» **Given task**: Quote the data exactly, first line to the line containing "y_ticks = [-2, -1, 0, 1, 2, 3, 4]", with no pictures.

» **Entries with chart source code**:
** START **
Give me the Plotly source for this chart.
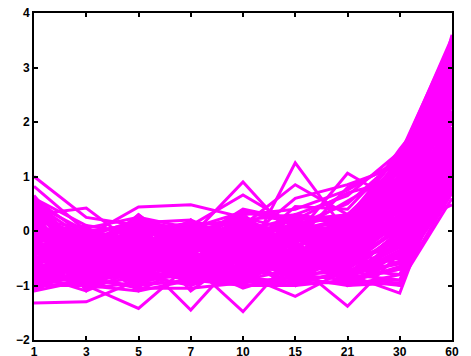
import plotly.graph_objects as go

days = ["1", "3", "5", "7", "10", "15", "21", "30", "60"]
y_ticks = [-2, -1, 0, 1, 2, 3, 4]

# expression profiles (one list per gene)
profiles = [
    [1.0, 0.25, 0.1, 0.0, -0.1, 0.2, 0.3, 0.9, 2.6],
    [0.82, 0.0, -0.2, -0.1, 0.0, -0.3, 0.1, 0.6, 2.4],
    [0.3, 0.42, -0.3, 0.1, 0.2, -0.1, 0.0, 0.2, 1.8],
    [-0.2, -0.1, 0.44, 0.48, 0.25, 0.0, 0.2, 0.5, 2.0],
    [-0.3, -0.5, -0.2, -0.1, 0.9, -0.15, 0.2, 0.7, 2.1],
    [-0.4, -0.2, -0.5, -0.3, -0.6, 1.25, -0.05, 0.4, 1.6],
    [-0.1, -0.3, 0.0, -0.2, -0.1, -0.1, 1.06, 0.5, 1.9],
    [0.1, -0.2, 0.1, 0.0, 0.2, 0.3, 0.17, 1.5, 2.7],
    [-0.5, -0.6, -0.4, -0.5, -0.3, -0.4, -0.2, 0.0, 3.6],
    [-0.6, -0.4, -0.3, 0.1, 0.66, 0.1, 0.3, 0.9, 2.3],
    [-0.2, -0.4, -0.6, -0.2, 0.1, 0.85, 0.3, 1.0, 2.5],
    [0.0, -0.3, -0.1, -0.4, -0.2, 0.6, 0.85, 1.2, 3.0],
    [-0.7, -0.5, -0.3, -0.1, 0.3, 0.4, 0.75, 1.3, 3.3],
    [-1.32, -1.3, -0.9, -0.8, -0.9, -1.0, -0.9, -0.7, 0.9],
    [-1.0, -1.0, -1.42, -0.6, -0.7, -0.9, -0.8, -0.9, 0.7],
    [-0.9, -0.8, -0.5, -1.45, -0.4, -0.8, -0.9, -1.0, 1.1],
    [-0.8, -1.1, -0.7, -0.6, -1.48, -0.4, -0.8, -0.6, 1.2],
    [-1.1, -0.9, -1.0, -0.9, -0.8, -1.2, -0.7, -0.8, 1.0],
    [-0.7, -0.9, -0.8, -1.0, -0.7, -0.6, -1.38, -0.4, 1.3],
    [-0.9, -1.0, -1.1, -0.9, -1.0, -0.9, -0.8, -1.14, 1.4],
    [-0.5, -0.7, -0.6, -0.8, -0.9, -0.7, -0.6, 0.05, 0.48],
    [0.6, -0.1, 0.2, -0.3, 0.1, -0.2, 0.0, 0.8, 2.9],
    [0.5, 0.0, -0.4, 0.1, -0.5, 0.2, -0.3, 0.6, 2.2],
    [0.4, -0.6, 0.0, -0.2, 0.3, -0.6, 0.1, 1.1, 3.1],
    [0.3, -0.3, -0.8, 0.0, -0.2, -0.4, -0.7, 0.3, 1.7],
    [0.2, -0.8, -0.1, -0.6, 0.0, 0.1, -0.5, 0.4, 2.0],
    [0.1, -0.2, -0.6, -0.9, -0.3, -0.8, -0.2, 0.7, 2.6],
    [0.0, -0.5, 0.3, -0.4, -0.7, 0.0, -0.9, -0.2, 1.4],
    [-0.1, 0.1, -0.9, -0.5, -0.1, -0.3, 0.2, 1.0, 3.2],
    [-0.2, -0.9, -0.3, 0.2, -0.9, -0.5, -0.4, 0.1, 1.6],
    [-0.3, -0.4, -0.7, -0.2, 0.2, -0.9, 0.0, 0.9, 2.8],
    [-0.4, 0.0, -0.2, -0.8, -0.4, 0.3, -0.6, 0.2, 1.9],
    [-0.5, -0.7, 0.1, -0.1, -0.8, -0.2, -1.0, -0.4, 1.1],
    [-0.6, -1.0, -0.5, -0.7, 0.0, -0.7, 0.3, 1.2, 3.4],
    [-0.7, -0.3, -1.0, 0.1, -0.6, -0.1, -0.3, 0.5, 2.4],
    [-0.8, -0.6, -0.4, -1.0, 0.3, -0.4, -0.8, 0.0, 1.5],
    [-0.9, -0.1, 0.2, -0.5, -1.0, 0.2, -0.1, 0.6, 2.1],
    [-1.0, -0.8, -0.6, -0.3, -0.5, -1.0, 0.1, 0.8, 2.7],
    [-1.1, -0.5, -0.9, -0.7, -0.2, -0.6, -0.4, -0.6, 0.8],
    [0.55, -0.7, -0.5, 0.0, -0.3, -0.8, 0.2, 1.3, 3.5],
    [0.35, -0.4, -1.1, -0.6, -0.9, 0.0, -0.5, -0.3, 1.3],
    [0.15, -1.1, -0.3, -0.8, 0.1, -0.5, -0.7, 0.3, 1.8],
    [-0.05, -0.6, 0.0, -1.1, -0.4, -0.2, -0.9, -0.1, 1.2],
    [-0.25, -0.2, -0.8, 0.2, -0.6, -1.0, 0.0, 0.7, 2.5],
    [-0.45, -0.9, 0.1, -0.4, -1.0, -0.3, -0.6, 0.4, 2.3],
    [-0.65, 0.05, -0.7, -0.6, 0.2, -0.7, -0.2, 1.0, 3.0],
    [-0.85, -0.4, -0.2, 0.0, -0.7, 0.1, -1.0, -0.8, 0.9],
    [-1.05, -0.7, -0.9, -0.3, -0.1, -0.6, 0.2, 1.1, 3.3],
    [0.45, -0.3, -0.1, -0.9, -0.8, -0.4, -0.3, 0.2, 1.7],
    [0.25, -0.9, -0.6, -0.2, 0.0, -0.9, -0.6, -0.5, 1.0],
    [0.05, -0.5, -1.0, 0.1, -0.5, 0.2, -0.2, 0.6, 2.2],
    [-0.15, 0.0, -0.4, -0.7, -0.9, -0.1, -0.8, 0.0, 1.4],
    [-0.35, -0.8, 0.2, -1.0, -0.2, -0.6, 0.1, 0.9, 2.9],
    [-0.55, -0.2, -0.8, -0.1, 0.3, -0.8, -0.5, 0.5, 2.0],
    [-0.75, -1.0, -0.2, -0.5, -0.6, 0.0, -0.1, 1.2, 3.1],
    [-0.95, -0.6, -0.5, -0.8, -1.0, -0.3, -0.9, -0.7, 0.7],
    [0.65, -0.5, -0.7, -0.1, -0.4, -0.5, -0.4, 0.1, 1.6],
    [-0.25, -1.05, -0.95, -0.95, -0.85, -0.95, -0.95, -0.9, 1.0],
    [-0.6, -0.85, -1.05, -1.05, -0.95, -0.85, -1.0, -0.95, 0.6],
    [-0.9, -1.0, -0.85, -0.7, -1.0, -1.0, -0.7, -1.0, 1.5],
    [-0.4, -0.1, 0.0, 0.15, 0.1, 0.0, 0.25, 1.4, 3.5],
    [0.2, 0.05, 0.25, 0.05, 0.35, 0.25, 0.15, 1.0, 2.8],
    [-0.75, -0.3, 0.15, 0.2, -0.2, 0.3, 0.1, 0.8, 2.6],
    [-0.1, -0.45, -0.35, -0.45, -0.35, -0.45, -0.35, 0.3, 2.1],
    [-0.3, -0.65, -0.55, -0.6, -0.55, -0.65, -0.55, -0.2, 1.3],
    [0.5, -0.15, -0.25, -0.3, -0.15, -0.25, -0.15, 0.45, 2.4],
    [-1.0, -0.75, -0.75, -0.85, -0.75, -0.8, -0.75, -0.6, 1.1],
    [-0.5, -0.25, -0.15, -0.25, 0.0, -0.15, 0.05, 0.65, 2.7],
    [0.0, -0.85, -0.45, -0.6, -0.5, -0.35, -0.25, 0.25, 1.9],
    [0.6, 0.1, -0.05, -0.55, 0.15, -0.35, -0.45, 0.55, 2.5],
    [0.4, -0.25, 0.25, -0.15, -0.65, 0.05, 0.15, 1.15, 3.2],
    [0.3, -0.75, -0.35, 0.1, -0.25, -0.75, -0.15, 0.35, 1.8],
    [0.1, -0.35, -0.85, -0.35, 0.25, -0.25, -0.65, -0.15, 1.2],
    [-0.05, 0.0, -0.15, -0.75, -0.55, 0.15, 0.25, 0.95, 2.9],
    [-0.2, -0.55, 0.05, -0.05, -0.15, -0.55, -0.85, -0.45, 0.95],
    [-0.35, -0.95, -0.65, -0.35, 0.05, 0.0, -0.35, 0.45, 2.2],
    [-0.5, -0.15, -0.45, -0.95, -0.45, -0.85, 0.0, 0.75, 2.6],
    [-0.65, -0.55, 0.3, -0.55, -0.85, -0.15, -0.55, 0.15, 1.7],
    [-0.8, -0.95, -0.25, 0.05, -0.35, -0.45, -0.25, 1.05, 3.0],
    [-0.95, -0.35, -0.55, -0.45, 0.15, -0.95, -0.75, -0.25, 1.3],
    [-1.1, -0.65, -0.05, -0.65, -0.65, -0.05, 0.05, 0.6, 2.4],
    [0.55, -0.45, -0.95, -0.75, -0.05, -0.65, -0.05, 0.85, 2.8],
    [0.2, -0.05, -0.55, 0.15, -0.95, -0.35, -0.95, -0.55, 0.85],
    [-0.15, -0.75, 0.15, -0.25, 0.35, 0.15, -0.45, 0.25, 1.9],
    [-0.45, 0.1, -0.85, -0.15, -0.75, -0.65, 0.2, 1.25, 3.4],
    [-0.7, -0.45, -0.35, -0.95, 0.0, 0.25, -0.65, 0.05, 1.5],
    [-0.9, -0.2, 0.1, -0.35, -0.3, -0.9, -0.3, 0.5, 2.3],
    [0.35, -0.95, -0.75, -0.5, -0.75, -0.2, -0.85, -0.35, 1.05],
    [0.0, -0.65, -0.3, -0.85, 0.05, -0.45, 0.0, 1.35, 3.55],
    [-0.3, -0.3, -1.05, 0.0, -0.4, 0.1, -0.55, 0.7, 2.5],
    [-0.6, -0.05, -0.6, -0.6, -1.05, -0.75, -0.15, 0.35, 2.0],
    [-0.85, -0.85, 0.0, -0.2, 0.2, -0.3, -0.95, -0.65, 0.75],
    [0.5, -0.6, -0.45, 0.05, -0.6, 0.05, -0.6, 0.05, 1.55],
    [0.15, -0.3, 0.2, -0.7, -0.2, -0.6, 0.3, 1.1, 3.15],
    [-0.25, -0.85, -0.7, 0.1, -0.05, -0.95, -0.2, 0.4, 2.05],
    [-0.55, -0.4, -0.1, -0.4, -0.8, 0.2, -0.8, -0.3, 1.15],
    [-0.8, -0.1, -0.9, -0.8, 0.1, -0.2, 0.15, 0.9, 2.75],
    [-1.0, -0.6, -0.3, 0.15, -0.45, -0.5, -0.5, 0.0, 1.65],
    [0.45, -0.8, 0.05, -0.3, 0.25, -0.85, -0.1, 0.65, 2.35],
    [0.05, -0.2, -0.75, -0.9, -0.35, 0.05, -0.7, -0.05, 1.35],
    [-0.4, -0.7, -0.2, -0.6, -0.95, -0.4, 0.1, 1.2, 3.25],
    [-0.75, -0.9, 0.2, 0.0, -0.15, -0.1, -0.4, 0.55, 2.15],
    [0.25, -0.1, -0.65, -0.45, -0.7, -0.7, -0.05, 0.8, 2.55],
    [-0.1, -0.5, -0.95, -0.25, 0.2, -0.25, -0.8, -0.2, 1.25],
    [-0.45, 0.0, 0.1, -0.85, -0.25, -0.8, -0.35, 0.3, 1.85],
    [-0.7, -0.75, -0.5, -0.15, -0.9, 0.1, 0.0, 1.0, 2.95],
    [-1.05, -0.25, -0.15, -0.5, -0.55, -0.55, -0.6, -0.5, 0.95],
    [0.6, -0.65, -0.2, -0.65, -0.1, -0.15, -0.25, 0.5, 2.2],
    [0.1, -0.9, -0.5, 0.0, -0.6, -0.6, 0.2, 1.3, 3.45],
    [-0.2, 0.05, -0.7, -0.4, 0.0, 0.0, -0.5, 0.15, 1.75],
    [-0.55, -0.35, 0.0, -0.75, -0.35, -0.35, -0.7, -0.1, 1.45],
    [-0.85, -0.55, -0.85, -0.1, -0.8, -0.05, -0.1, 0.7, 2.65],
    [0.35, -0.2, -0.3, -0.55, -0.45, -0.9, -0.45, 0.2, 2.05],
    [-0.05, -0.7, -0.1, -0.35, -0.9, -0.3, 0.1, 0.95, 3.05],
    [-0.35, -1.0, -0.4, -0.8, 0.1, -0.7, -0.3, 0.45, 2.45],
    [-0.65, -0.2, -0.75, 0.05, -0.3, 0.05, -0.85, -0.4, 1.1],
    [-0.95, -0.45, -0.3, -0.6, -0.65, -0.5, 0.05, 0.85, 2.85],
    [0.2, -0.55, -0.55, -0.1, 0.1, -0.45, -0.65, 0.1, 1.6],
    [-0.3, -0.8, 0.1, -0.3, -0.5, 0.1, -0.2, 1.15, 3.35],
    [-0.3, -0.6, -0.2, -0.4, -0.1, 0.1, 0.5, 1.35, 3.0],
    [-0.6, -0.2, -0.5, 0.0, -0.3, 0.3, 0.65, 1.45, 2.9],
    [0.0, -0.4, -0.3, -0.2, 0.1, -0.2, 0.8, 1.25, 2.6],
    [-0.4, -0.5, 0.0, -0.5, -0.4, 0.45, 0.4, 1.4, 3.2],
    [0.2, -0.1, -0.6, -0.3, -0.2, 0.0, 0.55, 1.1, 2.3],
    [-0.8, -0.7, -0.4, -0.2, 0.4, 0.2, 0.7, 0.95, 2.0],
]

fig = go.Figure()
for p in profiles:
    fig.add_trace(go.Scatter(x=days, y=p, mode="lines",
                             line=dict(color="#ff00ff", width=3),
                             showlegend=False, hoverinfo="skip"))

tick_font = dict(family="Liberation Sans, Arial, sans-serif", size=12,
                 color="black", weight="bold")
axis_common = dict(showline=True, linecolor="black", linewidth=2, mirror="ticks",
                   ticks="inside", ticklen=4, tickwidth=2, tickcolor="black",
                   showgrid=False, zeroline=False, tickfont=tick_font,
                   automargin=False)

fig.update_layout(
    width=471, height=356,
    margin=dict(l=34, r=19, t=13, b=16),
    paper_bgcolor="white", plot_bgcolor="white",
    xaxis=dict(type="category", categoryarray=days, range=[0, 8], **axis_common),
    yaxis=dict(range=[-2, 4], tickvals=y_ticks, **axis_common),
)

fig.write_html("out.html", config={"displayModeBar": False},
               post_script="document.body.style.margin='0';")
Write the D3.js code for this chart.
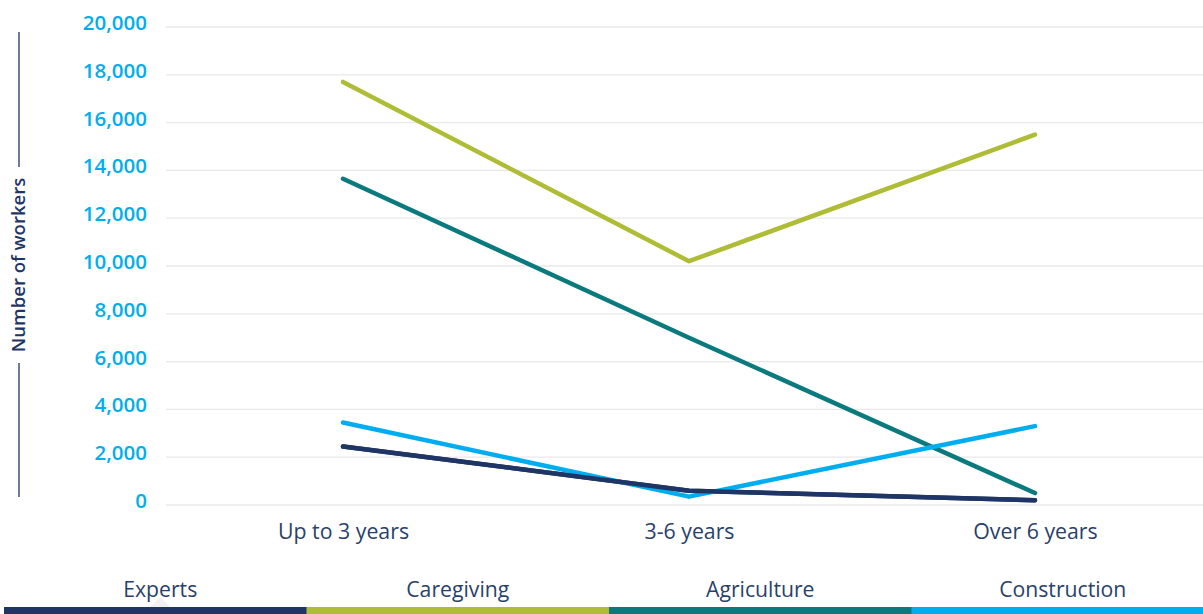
** END **
» **Final answer**:
Give me the Plotly source for this chart.
import plotly.graph_objects as go

days = ["1", "3", "5", "7", "10", "15", "21", "30", "60"]
y_ticks = [-2, -1, 0, 1, 2, 3, 4]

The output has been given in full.